Na ocasião revelou também que a segunda posição na geral em 2021 lhe havia dado a convicção de que este feito era possível. Ainda assim, e mesmo bem posicionado para ganhar, sabia também que pode haver surpresas. “Claro que acho que todos estávamos a pensar no que aconteceu há dois anos. Não diria que estava com medo disso, mas, pelo menos, estava nas nossas cabeças”, disse, recordando a prova de 2020, em que o esloveno Primoz Roglic perdeu a camisola amarela para Pogacar na penúltima etapa, no que foi um balde de água fria tremendo.
A prova deste ano ficou ainda marcada pelas desistências provocadas pela covid-19 – que dizimaram, nomeadamente, a equipa da Emirates – e pelas temperaturas extremas:_o pelotão chegou a pedalar sob uns escaldantes 40oC e as autoridades regionais tiveram de arrefecer o alcatrão da pista com recurso a 10 mil litros de água.
Um ciclista na fábrica de peixe
Nascido a 10 de dezembro de 1996 em Hillerslev, Dinamarca, Jonas Vingegaard começou cedo a sentar-se no selim, mas durante a adolescência pensou desistir.
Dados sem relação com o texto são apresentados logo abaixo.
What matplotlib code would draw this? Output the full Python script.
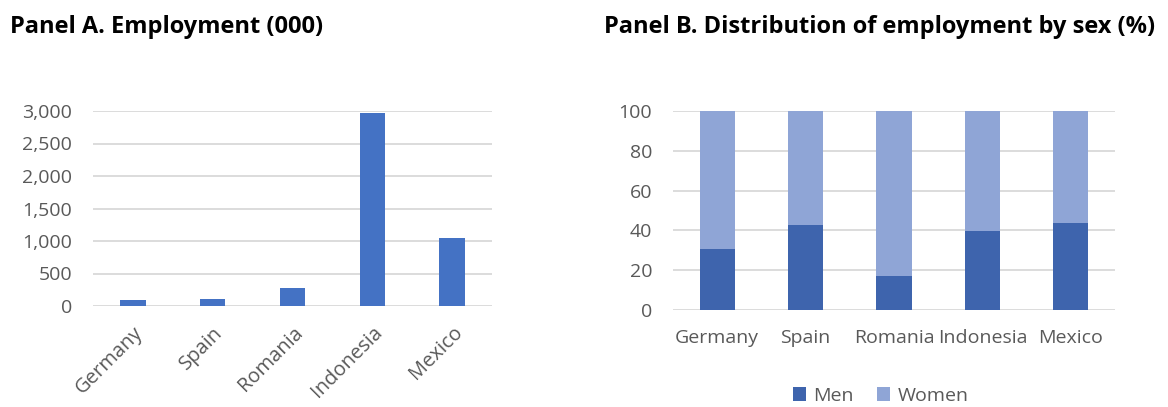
import matplotlib.pyplot as plt
from matplotlib.ticker import FuncFormatter

plt.rcParams['font.family'] = ['Open Sans', 'DejaVu Sans']

countries = ['Germany', 'Spain', 'Romania', 'Indonesia', 'Mexico']
employment = [92, 112, 272, 2975, 1041]
men_share = [30.6, 42.8, 17.2, 39.8, 43.6]
women_share = [100 - m for m in men_share]

W, H = 1168, 407
fig = plt.figure(figsize=(W / 100, H / 100), dpi=100)

grey = '#595959'
grid_c = '#D9D9D9'


def px_axes(x0, y0, x1, y1):
    return fig.add_axes([x0 / W, 1 - y1 / H, (x1 - x0) / W, (y1 - y0) / H])


def style(ax):
    for s in ax.spines.values():
        s.set_visible(False)
    ax.grid(True, axis='y', color=grid_c, linewidth=1.3, zorder=0)
    ax.tick_params(length=0, colors=grey, labelsize=14)
    ax.set_axisbelow(True)


# Panel A
axA = px_axes(93, 111, 492, 306)
axA.bar(countries, employment, width=0.32, color='#4472C4', zorder=2)
axA.set_ylim(0, 3000)
axA.set_yticks(range(0, 3001, 500))
axA.yaxis.set_major_formatter(FuncFormatter(lambda v, p: f'{int(v):,}'))
axA.set_xlim(-0.5, 4.5)
style(axA)
axA.tick_params(axis='y', pad=15)
axA.tick_params(axis='x', pad=12, labelsize=14.5)
plt.setp(axA.get_xticklabels(), rotation=45, ha='right', rotation_mode='anchor')

# Panel B
axB = px_axes(673, 111, 1115, 310)
axB.bar(countries, men_share, width=0.4, color='#3E64AD', label='Men', zorder=2)
axB.bar(countries, women_share, width=0.4, bottom=men_share, color='#8FA5D6',
        label='Women', zorder=2)
axB.set_ylim(0, 100)
axB.set_yticks(range(0, 101, 20))
axB.set_xlim(-0.5, 4.5)
style(axB)
axB.tick_params(axis='y', pad=15)
axB.tick_params(axis='x', pad=14)
axB.legend(loc='center', bbox_to_anchor=(0.47, -0.43), ncol=2, frameon=False,
           fontsize=14, labelcolor=grey, handlelength=0.65, handleheight=0.7,
           handletextpad=0.4, columnspacing=1.2)

fig.text(10 / W, 1 - 27 / H, 'Panel A. Employment (000)', fontsize=17,
         fontweight='bold', va='center', ha='left')
fig.text(604 / W, 1 - 27 / H, 'Panel B. Distribution of employment by sex (%)',
         fontsize=17, fontweight='bold', va='center', ha='left')

fig.savefig('out.png', dpi=100)
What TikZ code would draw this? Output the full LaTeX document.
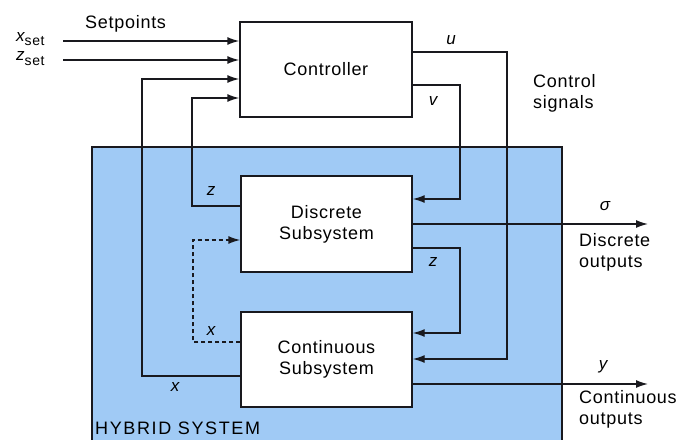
\documentclass[tikz,border=0pt]{standalone}
\usepackage{fontspec}
\setmainfont{Liberation Sans}[LetterSpace=4]
\setsansfont{Liberation Sans}[LetterSpace=4]
\usetikzlibrary{arrows.meta}
\definecolor{hyb}{RGB}{160,202,245}
\definecolor{ln}{RGB}{25,25,30}
\begin{document}
\begin{tikzpicture}[x=1pt,y=-1pt,
  font=\fontsize{18}{21}\selectfont,
  line/.style={draw=ln,line width=1.4pt},
  arr/.style={line,-{Latex[length=12pt,width=8pt]}},
  dasharr/.style={arr,dash pattern=on 4pt off 3pt},
  blk/.style={line,fill=white,rectangle,inner sep=0pt,align=center},
  var/.style={font=\fontsize{17}{19}\selectfont\itshape,inner sep=0pt},
  txt/.style={inner sep=0pt,align=left}]
\useasboundingbox (0,0) rectangle (693,439);
\begin{scope}
\clip (0,0) rectangle (693,439);
\draw[line,fill=hyb] (92,147) rectangle (562,460);
\end{scope}
\node[blk,minimum width=172pt,minimum height=95pt] (ctrl) at (326,69.5) {Controller};
\node[blk,minimum width=171pt,minimum height=96pt] (disc) at (326.5,224) {Discrete\\Subsystem};
\node[blk,minimum width=171pt,minimum height=95pt] (cont) at (326.5,359.5) {Continuous\\Subsystem};
% free ends and bends
\coordinate (xs) at (63,41);
\coordinate (zs) at (63,60);
\coordinate (u1) at (507,52);
\coordinate (u2) at (507,359);
\coordinate (v1) at (460,85);
\coordinate (v2) at (460,199);
\coordinate (so) at (648,224);
\coordinate (z1) at (460,248);
\coordinate (z2) at (460,333);
\coordinate (yo) at (648,384);
\coordinate (zl1) at (192,206);
\coordinate (zl2) at (192,98);
\coordinate (x1) at (142,376);
\coordinate (x2) at (142,79);
\coordinate (d1) at (193,342);
\coordinate (d2) at (193,240);
% connectors
\draw[arr] (xs) -- (ctrl.west |- xs);
\draw[arr] (zs) -- (ctrl.west |- zs);
\draw[arr] (ctrl.east |- u1) -- (u1) -- (u2) -- (cont.east |- u2);
\draw[arr] (ctrl.east |- v1) -- (v1) -- (v2) -- (disc.east |- v2);
\draw[arr] (disc.east |- so) -- (so);
\draw[arr] (disc.east |- z1) -- (z1) -- (z2) -- (cont.east |- z2);
\draw[arr] (cont.east |- yo) -- (yo);
\draw[arr] (disc.west |- zl1) -- (zl1) -- (zl2) -- (ctrl.west |- zl2);
\draw[arr] (cont.west |- x1) -- (x1) -- (x2) -- (ctrl.west |- x2);
\draw[dasharr] (cont.west |- d1) -- (d1) -- (d2) -- (disc.west |- d2);
% labels
\node[txt,anchor=base west] (sp) at (85,28) {Setpoints};
\node[var,anchor=base west] (lxs) at (16,41) {x\raisebox{-5pt}{\upshape\fontsize{14}{15}\selectfont set}};
\node[var,anchor=base west] (lzs) at (16,60) {z\raisebox{-5pt}{\upshape\fontsize{14}{15}\selectfont set}};
\node[var] (lu) at (451,40) {u};
\node[var] (lv) at (433,101) {v};
\node[txt,anchor=west] (cs) at (533,93) {Control\\signals};
\node[var] (lz) at (211,191) {z};
\node[var] (ls) at (605,206) {σ};
\node[txt,anchor=west] (dout) at (579,252) {Discrete\\outputs};
\node[var] (lz2) at (433,262) {z};
\node[var] (lx) at (211,331) {x};
\node[var] (ly) at (603,367) {y};
\node[txt,anchor=west] (cout) at (579,409) {Continuous\\outputs};
\node[var] (lx2) at (175,387) {x};
\node[txt,anchor=west,font=\fontsize{18}{21}\selectfont\addfontfeature{LetterSpace=9}] (hs) at (95,428) {HYBRID SYSTEM};
\end{tikzpicture}
\end{document}
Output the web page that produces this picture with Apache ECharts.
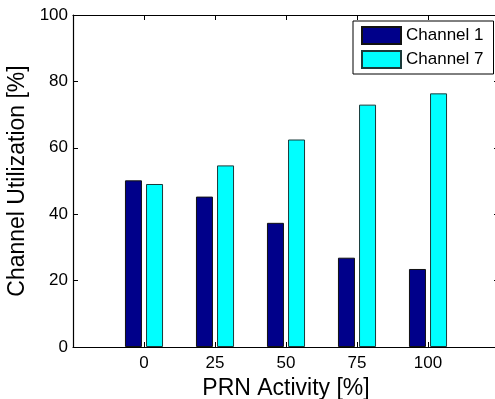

Pacato e pouco competitivo, era habitual perder as corridas para outros e o ciclismo profissional de não era de modo algum uma escolha evidente. Numa entrevista a um canal alemão contou que trabalhou num mercado e numa fábrica de peixe: “Terminei a escola em 2016 e fui logo trabalhar. Primeiro fui para um mercado de peixe, trabalhei lá quase um ano. Depois tive uma lesão, fiquei sem fazer nada uns tempos e quando recuperei fui para uma fábrica de peixe”.
Foi o segundo dinamarquês a vencer o Tour, depois de Bjarne Riis em 1996. A_próxima grande prova da modalidade é a Volta a Espanha, que decorre de 19 de agosto a 11 de setembro. João Almeida, uma das promessas do ciclismo nacional, da Deuceninck, vai participar pela primeira vez. Quanto a Pogacar, um dos favoritos, ainda não é certo até que ponto sai desta Volta a França em condições de voltar a disputar uma prova tão exigente daqui a menos de um mês.